(DATA PROVIDED)
* START *

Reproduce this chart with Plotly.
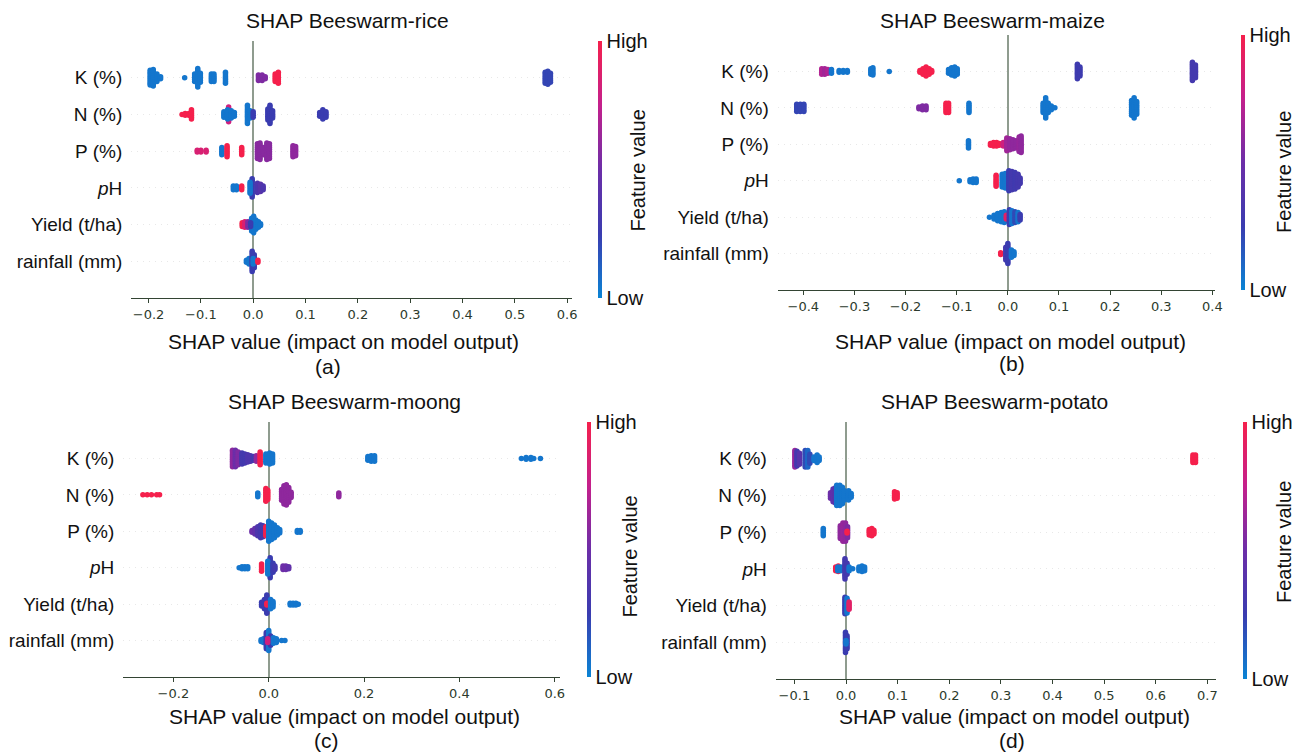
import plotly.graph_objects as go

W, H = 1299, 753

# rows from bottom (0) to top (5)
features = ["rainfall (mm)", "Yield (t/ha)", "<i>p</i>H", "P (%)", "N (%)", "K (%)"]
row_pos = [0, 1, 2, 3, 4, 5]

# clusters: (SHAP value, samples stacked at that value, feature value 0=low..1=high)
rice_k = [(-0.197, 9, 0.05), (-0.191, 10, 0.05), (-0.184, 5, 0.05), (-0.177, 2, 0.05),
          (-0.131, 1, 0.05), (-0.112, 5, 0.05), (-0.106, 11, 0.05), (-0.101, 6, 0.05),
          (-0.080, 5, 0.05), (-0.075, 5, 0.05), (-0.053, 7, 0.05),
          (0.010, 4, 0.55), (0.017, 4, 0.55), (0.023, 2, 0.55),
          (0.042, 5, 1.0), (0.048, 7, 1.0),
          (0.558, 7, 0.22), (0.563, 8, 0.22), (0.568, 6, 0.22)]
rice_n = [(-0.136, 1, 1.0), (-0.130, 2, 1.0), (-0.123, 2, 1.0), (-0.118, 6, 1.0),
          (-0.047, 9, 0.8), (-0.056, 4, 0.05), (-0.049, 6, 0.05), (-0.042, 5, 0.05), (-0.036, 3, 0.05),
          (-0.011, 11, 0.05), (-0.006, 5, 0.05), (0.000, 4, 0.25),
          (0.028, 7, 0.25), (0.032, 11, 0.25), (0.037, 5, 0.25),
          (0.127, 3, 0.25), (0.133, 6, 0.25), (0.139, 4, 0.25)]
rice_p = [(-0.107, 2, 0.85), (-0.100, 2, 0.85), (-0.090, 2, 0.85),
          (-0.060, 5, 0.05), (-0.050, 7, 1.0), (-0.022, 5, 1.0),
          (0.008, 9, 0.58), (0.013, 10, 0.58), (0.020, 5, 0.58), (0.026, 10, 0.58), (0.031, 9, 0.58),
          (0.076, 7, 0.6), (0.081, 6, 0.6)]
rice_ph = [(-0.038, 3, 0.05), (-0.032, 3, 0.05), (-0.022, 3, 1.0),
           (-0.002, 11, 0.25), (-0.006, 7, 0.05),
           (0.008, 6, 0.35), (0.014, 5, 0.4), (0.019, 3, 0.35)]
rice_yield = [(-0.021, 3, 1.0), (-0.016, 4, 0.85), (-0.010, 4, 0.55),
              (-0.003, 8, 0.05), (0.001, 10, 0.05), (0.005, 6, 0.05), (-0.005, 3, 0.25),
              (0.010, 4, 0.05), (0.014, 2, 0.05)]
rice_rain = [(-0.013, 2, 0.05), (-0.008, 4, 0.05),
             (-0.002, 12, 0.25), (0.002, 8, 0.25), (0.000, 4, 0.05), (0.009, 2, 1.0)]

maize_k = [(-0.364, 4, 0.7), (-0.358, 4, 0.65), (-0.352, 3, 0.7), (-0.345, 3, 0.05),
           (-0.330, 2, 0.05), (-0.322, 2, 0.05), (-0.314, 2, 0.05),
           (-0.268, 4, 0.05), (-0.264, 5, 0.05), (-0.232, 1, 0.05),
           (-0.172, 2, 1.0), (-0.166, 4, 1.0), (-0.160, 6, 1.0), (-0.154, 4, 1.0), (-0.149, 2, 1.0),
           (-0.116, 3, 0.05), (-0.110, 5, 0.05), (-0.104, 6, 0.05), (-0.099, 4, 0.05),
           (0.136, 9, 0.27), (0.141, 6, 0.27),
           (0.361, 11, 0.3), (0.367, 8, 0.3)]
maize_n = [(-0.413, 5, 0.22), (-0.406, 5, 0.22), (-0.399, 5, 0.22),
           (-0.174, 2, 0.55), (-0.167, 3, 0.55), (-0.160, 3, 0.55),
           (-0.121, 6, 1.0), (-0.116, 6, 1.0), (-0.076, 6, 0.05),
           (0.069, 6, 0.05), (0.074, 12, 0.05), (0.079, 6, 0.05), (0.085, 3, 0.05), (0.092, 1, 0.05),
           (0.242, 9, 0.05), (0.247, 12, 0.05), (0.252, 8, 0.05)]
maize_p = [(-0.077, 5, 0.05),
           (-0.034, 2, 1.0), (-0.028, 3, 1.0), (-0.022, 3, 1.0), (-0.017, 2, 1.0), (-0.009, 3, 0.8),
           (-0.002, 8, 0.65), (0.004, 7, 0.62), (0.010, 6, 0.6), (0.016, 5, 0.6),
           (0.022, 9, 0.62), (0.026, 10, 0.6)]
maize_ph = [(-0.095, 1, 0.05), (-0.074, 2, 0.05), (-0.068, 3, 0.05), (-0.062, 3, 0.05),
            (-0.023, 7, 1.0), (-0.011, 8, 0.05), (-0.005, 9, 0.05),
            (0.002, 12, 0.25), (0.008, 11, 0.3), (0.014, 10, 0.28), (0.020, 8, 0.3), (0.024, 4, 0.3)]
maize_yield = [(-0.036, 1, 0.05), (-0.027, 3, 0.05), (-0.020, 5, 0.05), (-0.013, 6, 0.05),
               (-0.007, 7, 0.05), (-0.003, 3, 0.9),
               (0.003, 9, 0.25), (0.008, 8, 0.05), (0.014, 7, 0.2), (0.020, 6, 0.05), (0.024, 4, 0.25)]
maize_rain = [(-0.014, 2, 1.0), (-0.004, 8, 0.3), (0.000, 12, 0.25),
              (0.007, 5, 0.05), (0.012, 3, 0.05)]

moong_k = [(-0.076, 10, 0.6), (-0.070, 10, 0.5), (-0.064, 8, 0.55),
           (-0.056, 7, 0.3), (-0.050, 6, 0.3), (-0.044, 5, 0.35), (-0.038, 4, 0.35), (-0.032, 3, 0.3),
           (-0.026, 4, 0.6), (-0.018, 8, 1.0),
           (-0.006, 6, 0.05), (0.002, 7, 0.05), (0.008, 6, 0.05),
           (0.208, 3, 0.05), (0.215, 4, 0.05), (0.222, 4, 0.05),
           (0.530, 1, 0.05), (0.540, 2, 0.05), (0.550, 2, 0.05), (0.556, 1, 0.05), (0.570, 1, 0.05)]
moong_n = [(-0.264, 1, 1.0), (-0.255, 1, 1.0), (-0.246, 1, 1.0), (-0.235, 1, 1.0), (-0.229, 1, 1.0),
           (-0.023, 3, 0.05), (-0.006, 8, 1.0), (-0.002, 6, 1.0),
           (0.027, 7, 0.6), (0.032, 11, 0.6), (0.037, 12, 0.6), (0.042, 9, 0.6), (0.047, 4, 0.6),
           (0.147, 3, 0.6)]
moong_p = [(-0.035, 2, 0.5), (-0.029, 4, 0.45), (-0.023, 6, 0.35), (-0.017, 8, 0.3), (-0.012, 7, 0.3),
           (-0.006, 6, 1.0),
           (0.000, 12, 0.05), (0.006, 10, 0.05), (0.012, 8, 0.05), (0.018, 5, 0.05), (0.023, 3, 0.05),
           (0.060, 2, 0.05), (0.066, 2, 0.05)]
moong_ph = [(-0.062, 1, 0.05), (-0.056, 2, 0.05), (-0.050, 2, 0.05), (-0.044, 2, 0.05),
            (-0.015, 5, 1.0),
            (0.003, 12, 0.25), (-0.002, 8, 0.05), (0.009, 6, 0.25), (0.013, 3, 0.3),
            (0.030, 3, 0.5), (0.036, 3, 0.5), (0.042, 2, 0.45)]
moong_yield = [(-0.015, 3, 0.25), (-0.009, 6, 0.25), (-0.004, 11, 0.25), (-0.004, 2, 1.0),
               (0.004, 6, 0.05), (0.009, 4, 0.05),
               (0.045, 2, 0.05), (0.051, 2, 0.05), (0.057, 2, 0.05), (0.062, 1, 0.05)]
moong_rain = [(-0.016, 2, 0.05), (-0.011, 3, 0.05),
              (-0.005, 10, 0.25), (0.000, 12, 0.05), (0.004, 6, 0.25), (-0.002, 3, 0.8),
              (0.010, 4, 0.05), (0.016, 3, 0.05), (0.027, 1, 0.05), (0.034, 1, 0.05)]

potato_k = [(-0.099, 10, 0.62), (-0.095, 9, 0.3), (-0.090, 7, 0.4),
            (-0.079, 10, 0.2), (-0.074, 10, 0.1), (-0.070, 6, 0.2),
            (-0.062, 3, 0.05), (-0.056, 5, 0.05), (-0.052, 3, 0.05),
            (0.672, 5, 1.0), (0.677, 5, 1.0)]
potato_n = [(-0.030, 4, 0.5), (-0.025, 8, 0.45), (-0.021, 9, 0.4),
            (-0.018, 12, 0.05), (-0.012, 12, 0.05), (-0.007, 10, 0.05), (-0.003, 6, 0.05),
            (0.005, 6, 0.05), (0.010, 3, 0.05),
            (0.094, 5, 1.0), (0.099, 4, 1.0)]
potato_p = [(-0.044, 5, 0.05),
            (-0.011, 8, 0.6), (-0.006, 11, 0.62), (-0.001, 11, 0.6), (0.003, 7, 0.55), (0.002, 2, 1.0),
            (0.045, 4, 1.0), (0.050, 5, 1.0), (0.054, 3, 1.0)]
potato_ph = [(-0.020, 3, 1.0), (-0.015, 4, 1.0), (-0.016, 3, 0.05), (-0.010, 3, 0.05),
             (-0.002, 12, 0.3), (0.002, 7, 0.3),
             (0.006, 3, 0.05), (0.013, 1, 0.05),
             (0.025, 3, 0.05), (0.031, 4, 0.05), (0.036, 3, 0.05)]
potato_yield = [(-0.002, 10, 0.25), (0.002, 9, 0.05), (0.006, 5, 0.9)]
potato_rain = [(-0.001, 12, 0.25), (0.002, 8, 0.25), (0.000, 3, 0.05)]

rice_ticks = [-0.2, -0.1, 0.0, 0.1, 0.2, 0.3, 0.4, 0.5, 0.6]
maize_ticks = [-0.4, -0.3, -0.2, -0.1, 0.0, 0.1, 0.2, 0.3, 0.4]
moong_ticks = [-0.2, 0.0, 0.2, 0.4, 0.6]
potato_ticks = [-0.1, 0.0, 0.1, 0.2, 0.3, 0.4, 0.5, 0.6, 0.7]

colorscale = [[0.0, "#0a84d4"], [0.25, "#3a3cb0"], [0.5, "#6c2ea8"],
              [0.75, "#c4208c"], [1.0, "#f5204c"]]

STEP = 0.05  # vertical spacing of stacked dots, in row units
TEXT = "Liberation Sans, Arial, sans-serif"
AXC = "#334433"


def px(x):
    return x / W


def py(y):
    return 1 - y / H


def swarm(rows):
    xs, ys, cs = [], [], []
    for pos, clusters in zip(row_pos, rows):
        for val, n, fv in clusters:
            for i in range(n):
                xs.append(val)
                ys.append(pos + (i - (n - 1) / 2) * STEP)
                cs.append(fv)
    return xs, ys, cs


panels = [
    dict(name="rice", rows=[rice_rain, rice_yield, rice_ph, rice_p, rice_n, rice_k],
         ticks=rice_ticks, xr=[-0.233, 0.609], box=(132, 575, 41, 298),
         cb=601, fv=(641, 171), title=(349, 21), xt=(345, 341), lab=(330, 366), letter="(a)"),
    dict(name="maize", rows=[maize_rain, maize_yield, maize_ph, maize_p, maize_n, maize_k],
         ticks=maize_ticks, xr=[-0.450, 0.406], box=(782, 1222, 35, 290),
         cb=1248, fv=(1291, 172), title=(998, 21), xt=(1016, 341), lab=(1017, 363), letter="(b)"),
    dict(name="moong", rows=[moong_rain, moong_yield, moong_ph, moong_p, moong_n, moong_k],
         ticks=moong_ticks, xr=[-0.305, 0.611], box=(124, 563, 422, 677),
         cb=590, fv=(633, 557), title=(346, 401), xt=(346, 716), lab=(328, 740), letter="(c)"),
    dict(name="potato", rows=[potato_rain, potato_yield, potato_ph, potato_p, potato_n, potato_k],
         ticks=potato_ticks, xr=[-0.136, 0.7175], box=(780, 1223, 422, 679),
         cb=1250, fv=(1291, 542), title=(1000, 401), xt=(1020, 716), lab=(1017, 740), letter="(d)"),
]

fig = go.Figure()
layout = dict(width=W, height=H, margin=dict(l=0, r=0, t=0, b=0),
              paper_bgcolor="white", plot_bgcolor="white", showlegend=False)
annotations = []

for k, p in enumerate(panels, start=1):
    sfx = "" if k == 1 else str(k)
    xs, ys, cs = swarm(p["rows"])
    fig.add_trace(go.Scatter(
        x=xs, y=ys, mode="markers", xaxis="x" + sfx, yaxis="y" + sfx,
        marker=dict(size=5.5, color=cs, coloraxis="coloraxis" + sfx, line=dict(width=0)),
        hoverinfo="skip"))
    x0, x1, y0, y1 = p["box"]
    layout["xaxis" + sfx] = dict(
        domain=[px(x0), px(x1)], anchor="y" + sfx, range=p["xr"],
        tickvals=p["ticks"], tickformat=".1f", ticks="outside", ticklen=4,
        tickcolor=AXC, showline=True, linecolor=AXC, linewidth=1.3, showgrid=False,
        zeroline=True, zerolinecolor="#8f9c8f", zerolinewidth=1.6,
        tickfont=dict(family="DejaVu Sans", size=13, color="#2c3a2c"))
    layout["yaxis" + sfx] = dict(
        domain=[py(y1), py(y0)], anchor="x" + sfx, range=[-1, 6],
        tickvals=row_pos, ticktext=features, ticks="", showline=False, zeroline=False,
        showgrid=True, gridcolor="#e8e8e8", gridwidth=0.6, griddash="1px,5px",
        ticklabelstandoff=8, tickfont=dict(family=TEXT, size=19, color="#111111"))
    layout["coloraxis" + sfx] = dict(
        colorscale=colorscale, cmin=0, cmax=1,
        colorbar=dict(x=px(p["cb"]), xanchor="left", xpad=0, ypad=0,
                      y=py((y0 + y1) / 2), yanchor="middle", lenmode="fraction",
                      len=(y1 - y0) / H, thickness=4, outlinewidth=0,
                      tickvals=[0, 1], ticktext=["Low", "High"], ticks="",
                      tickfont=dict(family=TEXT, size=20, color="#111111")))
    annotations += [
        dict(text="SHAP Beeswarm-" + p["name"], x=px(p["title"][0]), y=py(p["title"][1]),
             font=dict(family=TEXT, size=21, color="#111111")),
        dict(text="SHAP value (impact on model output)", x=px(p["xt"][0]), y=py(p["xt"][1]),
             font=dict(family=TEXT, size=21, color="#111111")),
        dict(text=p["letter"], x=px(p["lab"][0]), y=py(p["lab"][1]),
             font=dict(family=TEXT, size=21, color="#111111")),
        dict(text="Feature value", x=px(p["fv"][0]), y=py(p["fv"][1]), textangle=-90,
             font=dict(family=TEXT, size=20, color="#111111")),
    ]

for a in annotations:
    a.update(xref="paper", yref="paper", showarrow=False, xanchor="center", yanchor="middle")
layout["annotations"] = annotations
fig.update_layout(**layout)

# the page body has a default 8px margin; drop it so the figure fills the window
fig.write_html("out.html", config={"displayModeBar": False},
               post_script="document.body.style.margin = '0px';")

* END *

(TASK) Please repeat exactly the data above from its first line to the line that contains "row_pos = [0, 1, 2, 3, 4, 5]", inclusive, and leave every picture out.

(CORRECT RESPONSE)
Reproduce this chart with Plotly.
import plotly.graph_objects as go

W, H = 1299, 753

# rows from bottom (0) to top (5)
features = ["rainfall (mm)", "Yield (t/ha)", "<i>p</i>H", "P (%)", "N (%)", "K (%)"]
row_pos = [0, 1, 2, 3, 4, 5]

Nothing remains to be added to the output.